Opportunism is a consequence of using a situation to one’s best advantage. Economists contend that asymmetric information arising when exchanging parties have different degrees of information, can lead the more informed party to use her position in her best interest. Thus, for instance, it is in the interest of a second-hand car owner who wants to sell the car and knows it is a lemon (term used to denote bad second hand-cars) to lie about its real state to a potential buyer. The potential buyer, who knows the seller has more information about the car, could incur a higher cost to reduce opportunism if she brought the car to a mechanic to get it checked before buying it. Transaction costs are thus incurred in exchange under asymmetric information when the less informed party tries to reduce the problem of opportunism. The number of potential sellers is important in determining opportunism. When there are a large number of second-hand car sellers, opportunism can reduce potential future sales. Opportunism thus is more likely to exist when there are a small number of trading partners.

Specialisation and co-ordination

The most common co-ordinators are markets and organisations. In the case of markets, the price mechanism ensures that consumers’ demand meets producers’ supply. The outcome is efficient as consumers buy the quantity of the good or service they demand and producers sell the quantity they supply at the market price. There are no shortages or surpluses. The price includes all the necessary information for producers and consumers. In contrast to the price mechanism, decision makers allocate resources in organisations. Thus, authority is the co-ordinating mechanism. There are many different types of organisations such as families, clubs or teams, but the firm, an organisation with the objective of producing a good or service to sell for money, is the organisation of interest to the current analysis.

Douma and Shreuder contend that Wiliamson’s view that co-ordination is carried out through markets or hierarchies is too limited and argue that there is a set of mechanisms, other than authority which co-ordinate exchange within organisations. For example, exchange can be co-ordinated through markets ,which use the price mechanism, or organisations, not only hierarchies, which use a set of mechanisms such as authority, bureaucracies or socialisation. Thus, for instance, Ouchi (1980) holds that bureaucracies use rules as a substitute for authority. Ouchi also contends that socialisation of individuals to ensure they have the same common values and beliefs could be used as a co-ordination mechanism. He provides the example of Japanese firms which rely on hiring and socialising inexperienced workers so that they accept the company’s goals as their own. There is therefore no requirement for the firm to control workers because socialisation ensures they work in the benefit of the firm. [read about the s-firm in the Study Guide Unit 2].
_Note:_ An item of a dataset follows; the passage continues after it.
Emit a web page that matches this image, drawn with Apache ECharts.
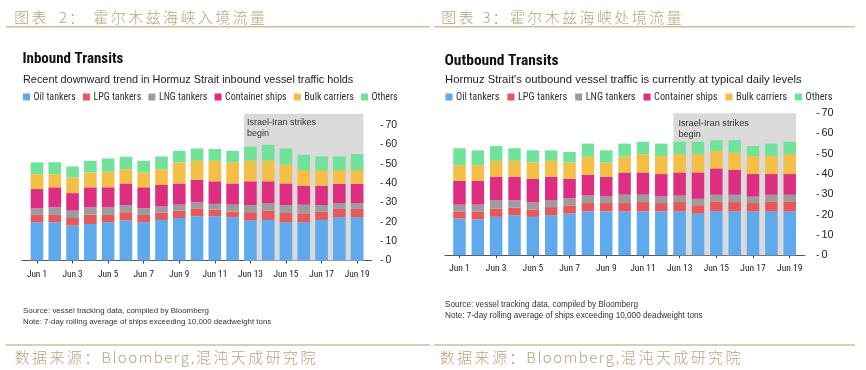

Williamson also stresses the role of asset specificity in the analysis of transaction costs. Thus, an asset is specific when it has no value in an alternative use. The existence of specific assets in exchange increases the transaction costs since the parties involved must bear the risk of hold up. Suppose for example supplier A must retool her machine to produce a component that can only be sold to producer B a stage up the value chain. She would bear the risk of hold up if producer B stopped production or decided to change supplier. Producer B also has the power to renegotiate the contract ex post in her own interest and ensure A keeps supplying her as long as she pays A a price which only covers the variable costs. The existence of asset specificity thus increases transaction costs so much that it may push potential firms away from the market exchange. Producer B might not be able to find a supplier interested in committing to such specific investment and might have to end up internalising the exchange by vertically integrating the supplier.

The network organisation

The existence of transaction costs will determine whether markets, organisations or a combination of them are more efficient in co-ordinating exchange. Indeed, in the real business world hybrids of the two co-ordination methods also exist. The use of franchising, where a franchisor gives the right to use a name and an established formula to a franchisee in exchange for a fixed fee and a percentage of sales, illustrates the example of a structure which combines elements of market and hierarchical co-ordination.
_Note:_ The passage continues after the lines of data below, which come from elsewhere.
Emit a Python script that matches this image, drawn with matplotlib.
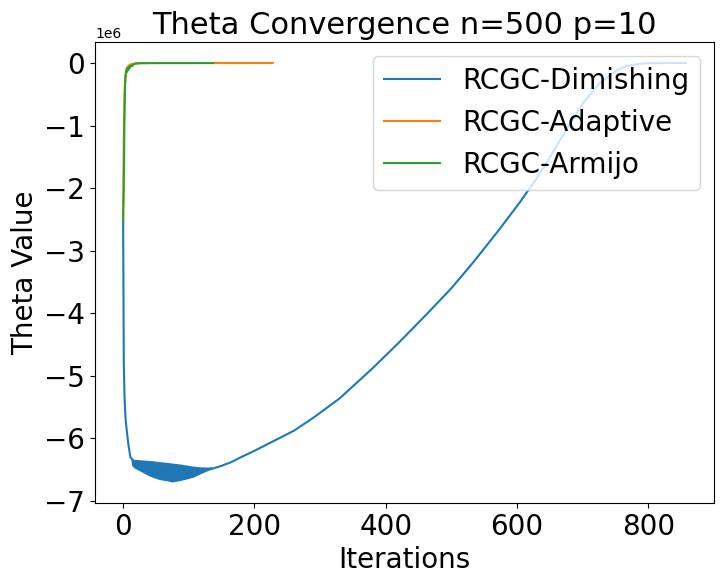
import matplotlib
matplotlib.use("Agg")
import matplotlib.pyplot as plt

# RCGC-Dimishing: main path (iteration, theta value in units of 1e6)
dim_iter = [0, 1, 2, 3, 4, 6, 8, 11, 16, 41, 67, 90, 107, 117, 128, 138, 150, 165, 178, 200,
            230, 260, 290, 330, 381, 420, 462, 500, 533, 573, 604, 630, 650, 675, 700, 725,
            750, 766, 785, 801, 830, 857]
dim_val = [-2.52, -4.80, -5.30, -5.55, -5.72, -5.92, -6.10, -6.30, -6.36, -6.38, -6.41, -6.44,
           -6.47, -6.48, -6.485, -6.48, -6.44, -6.38, -6.31, -6.20,
           -6.04, -5.88, -5.67, -5.36, -4.87, -4.47, -4.02, -3.60, -3.19, -2.66, -2.23, -1.84,
           -1.51, -1.06, -0.65, -0.33, -0.13, -0.05, -0.015, -0.004, -0.001, 0.0]

# oscillation band of RCGC-Dimishing (upper / lower envelope)
band_iter = [11, 13, 16, 25, 41, 55, 67, 74, 85, 97, 107, 117, 128, 138, 150]
band_upper = [-6.30, -6.34, -6.36, -6.37, -6.38, -6.40, -6.41, -6.42, -6.43, -6.45, -6.47,
              -6.48, -6.485, -6.48, -6.44]
band_lower = [-6.30, -6.43, -6.47, -6.52, -6.61, -6.66, -6.68, -6.70, -6.68, -6.65, -6.62,
              -6.57, -6.52, -6.48, -6.44]

# RCGC-Adaptive
ada_iter = [0, 1, 2, 3, 4, 5, 6, 8, 10, 14, 20, 30, 228]
ada_val = [-2.52, -1.20, -0.50, -0.25, -0.15, -0.10, -0.07, -0.05, -0.03, -0.015, -0.005,
           -0.002, -0.001]

# RCGC-Armijo
arm_iter = [0, 1, 2, 3, 4, 5, 6, 7, 8, 9, 10, 12, 14, 16, 20, 25, 40, 137]
arm_val = [-2.52, -1.93, -0.90, -0.35, -0.20, -0.12, -0.14, -0.08, -0.11, -0.06, -0.08,
           -0.04, -0.05, -0.02, -0.01, -0.005, -0.002, -0.001]

scale = 1e6

fig = plt.figure(figsize=(7.24, 5.84), dpi=100)
ax = fig.add_axes([95 / 724, 1 - 503 / 584, (714 - 95) / 724, (503 - 42) / 584])

ax.plot(dim_iter, [v * scale for v in dim_val], color="#1f77b4", label="RCGC-Dimishing")
ax.fill_between(band_iter, [v * scale for v in band_upper], [v * scale for v in band_lower],
                color="#1f77b4", linewidth=0)
ax.plot(ada_iter, [v * scale for v in ada_val], color="#ff7f0e", label="RCGC-Adaptive")
ax.plot(arm_iter, [v * scale for v in arm_val], color="#2ca02c", label="RCGC-Armijo")

ax.set_title("Theta Convergence n=500 p=10", fontsize=22)
ax.set_xlabel("Iterations", fontsize=20)
ax.set_ylabel("Theta Value", fontsize=20)
ax.tick_params(labelsize=20)
ax.legend(fontsize=20, loc="upper right")

fig.savefig("out.png", dpi=100)
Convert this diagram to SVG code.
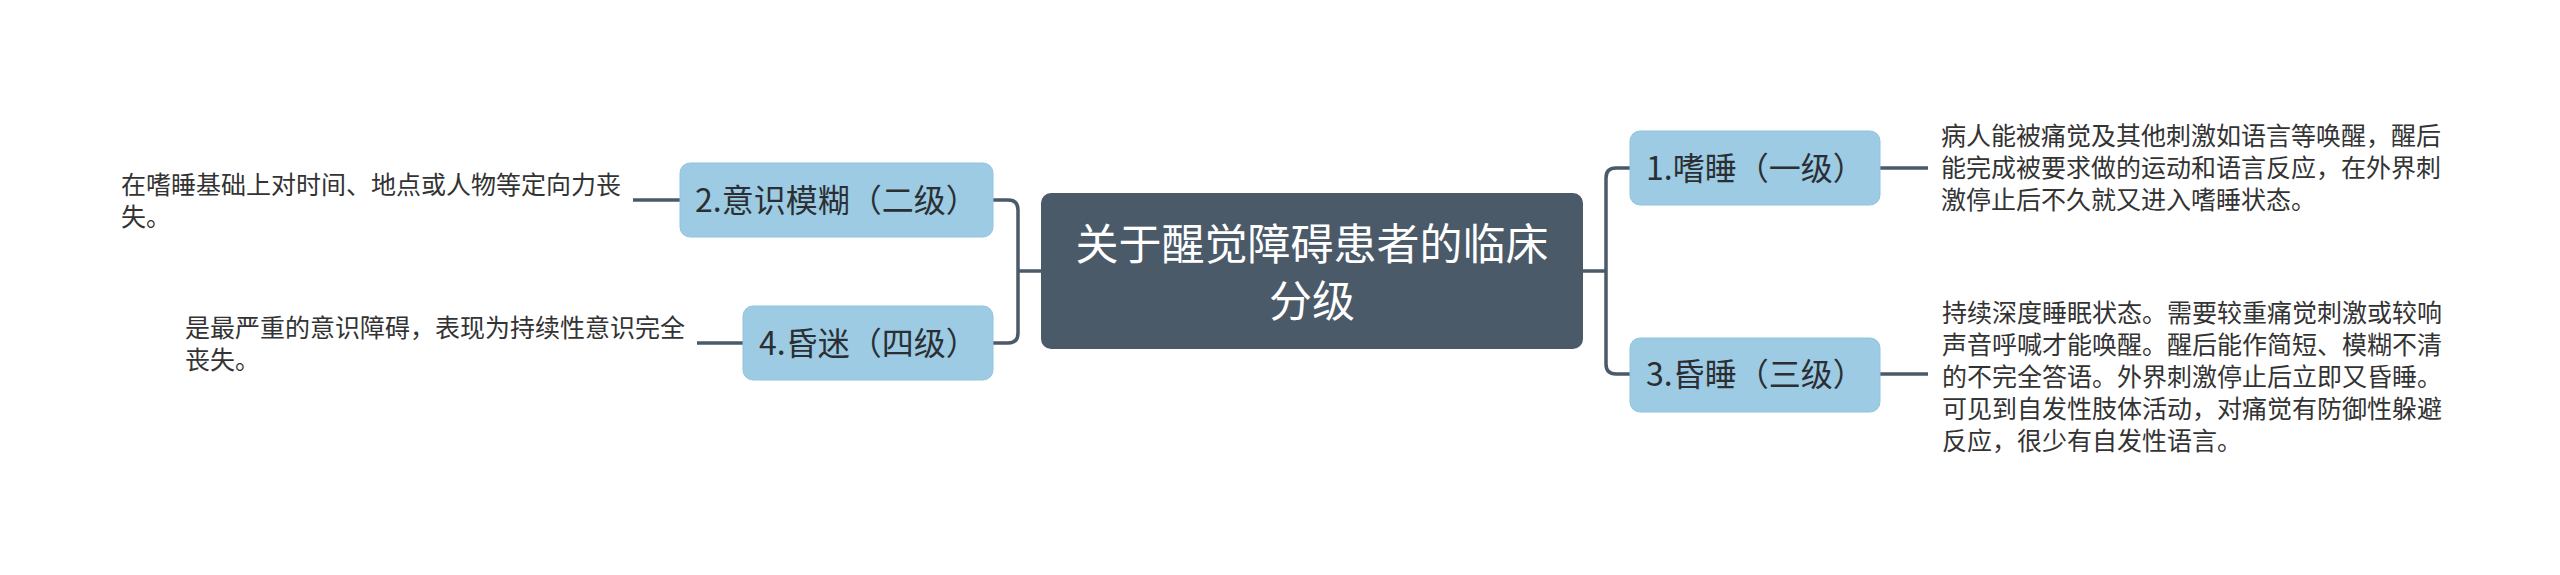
<svg xmlns="http://www.w3.org/2000/svg" width="2560" height="575" viewBox="0 0 2560 575">
<style>
.bg{fill:#ffffff}
.conn{fill:none;stroke:#4b5a69;stroke-width:3.5;stroke-linecap:butt;stroke-linejoin:round}
.root{fill:#4b5a69}
.sub{fill:#9ccbe3;stroke:#92c4de;stroke-width:1}
.rootText{font-family:"Noto Sans CJK SC","Noto Sans",sans-serif;font-size:43px;fill:#ffffff;text-anchor:middle}
.subText{font-family:"Noto Sans CJK SC","Noto Sans",sans-serif;font-size:32px;fill:#2b2f33}
.desc{font-family:"Noto Sans CJK SC","Noto Sans",sans-serif;font-size:25px;fill:#333333}
</style>
<rect class="bg" x="0" y="0" width="2560" height="575"/>
<g id="connectors">
  <path class="conn" d="M1583 271 H1606"/>
  <path class="conn" d="M1630 168 H1616 Q1606 168 1606 178 V364 Q1606 374 1616 374 H1630"/>
  <path class="conn" d="M1041 271 H1018"/>
  <path class="conn" d="M993 200 H1008 Q1018 200 1018 210 V333 Q1018 343 1008 343 H993"/>
  <path class="conn" d="M1880 168 H1928"/>
  <path class="conn" d="M1880 374 H1928"/>
  <path class="conn" d="M680 200 H633"/>
  <path class="conn" d="M743 343 H697"/>
</g>
<g id="root">
  <rect class="root" x="1041" y="193" width="542" height="156" rx="10"/>
  <text class="rootText" x="1312" y="260">关于醒觉障碍患者的临床</text>
  <text class="rootText" x="1312" y="316.5">分级</text>
</g>
<g id="node1">
  <rect class="sub" x="1630" y="131" width="250" height="74" rx="10"/>
  <text class="subText" x="1646" y="180">1.嗜睡（一级）</text>
</g>
<g id="node2">
  <rect class="sub" x="680" y="163" width="313" height="74" rx="10"/>
  <text class="subText" x="695" y="212">2.意识模糊（二级）</text>
</g>
<g id="node3">
  <rect class="sub" x="1630" y="338" width="250" height="74" rx="10"/>
  <text class="subText" x="1646" y="386">3.昏睡（三级）</text>
</g>
<g id="node4">
  <rect class="sub" x="743" y="306" width="250" height="74" rx="10"/>
  <text class="subText" x="759" y="355">4.昏迷（四级）</text>
</g>
<g id="desc1">
  <text class="desc" x="1941" y="145">病人能被痛觉及其他刺激如语言等唤醒，醒后</text>
  <text class="desc" x="1941" y="177">能完成被要求做的运动和语言反应，在外界刺</text>
  <text class="desc" x="1941" y="209">激停止后不久就又进入嗜睡状态。</text>
</g>
<g id="desc2">
  <text class="desc" x="121" y="193.5">在嗜睡基础上对时间、地点或人物等定向力丧</text>
  <text class="desc" x="121" y="225.5">失。</text>
</g>
<g id="desc3">
  <text class="desc" x="1942" y="322">持续深度睡眠状态。需要较重痛觉刺激或较响</text>
  <text class="desc" x="1942" y="354">声音呼喊才能唤醒。醒后能作简短、模糊不清</text>
  <text class="desc" x="1942" y="386">的不完全答语。外界刺激停止后立即又昏睡。</text>
  <text class="desc" x="1942" y="418">可见到自发性肢体活动，对痛觉有防御性躲避</text>
  <text class="desc" x="1942" y="450">反应，很少有自发性语言。</text>
</g>
<g id="desc4">
  <text class="desc" x="185" y="337">是最严重的意识障碍，表现为持续性意识完全</text>
  <text class="desc" x="185" y="369">丧失。</text>
</g>
</svg>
One of the most current trends in a number of sectors is the rise in importance of the network organisation which depends on others to carry out its activities through a complex network of transactions and relations with external organisations. Some of these relationships are rooted in:

  • The use of contract staff. Firms use a higher proportion of part-timers and contract staff not only to cope with periods of increased work pressure, but also to reduce the dependence on potentially non-required workforce. In this sense, the existence of the shamrock organisation, composed of a small core of managers and highly skilled workers, a number of low skilled temporary peripheral workers and a number of subcontractors, should be noted.
  • The lease of capital assets in high capital cost industries.
  • Outsourcing. Firms outsource from outside suppliers a proportion of their production or distribution. European and American firms outsource increasing proportions of their operations to lower cost countries such as China to reduce production cost.
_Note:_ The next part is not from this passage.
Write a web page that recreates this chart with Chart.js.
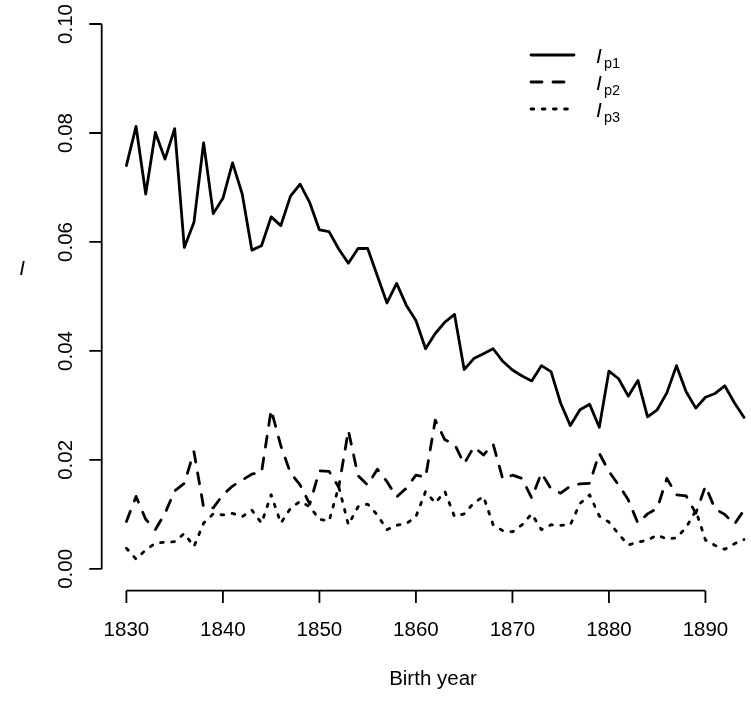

These practices suggest a higher use of markets to co-ordinate transactions but do not question Coase’s contention that exchange is to be carried out within organisations when transaction costs are high. Current developments in telecommunications and information technologies which have resulted in the increased use of electronic data interchange (EDI), e-mail, the internet or computer integrated manufacturing (CIM) have reduced the cost of transacting with other producers, thus encouraging the use of markets to co-ordinate exchange.

  • Read the Unit 2 on Cost Leadership and
  • the Production Process

It is also important to stress the development of relationships built on trust. The use of business philosophies such as Just in Time (JIT) or Total Quality Management (TQM) require close relationships between different organisations on the value chain. The understanding that their success is built on interdependence with other organisations has encouraged the development of trust between the firms in the value chain and thus reduced transaction costs connected to opportunism.

The increased trend in market provision could also be due to the underestimating of costs of internal co-ordination. These could include management supervision, budgetary control systems, recruitment, etc which have not been traditionally considered as relevant in the decision to use markets or to co-ordinate internally. New approaches do consider these costs resulting in an increase in the cost of internal co-ordination.

In conclusion, the comparison of the costs of internal and external co-ordination determines management’s decisions to co-ordinate through organisations or markets. The transaction costs incurred in using the market are rooted in bounded rationality, opportunism and asset specificity. The use of telecommunications and I.T., and the development of trust relationships between organisations have reduced the transaction costs encouraging the network organisation and the use of market co-ordination.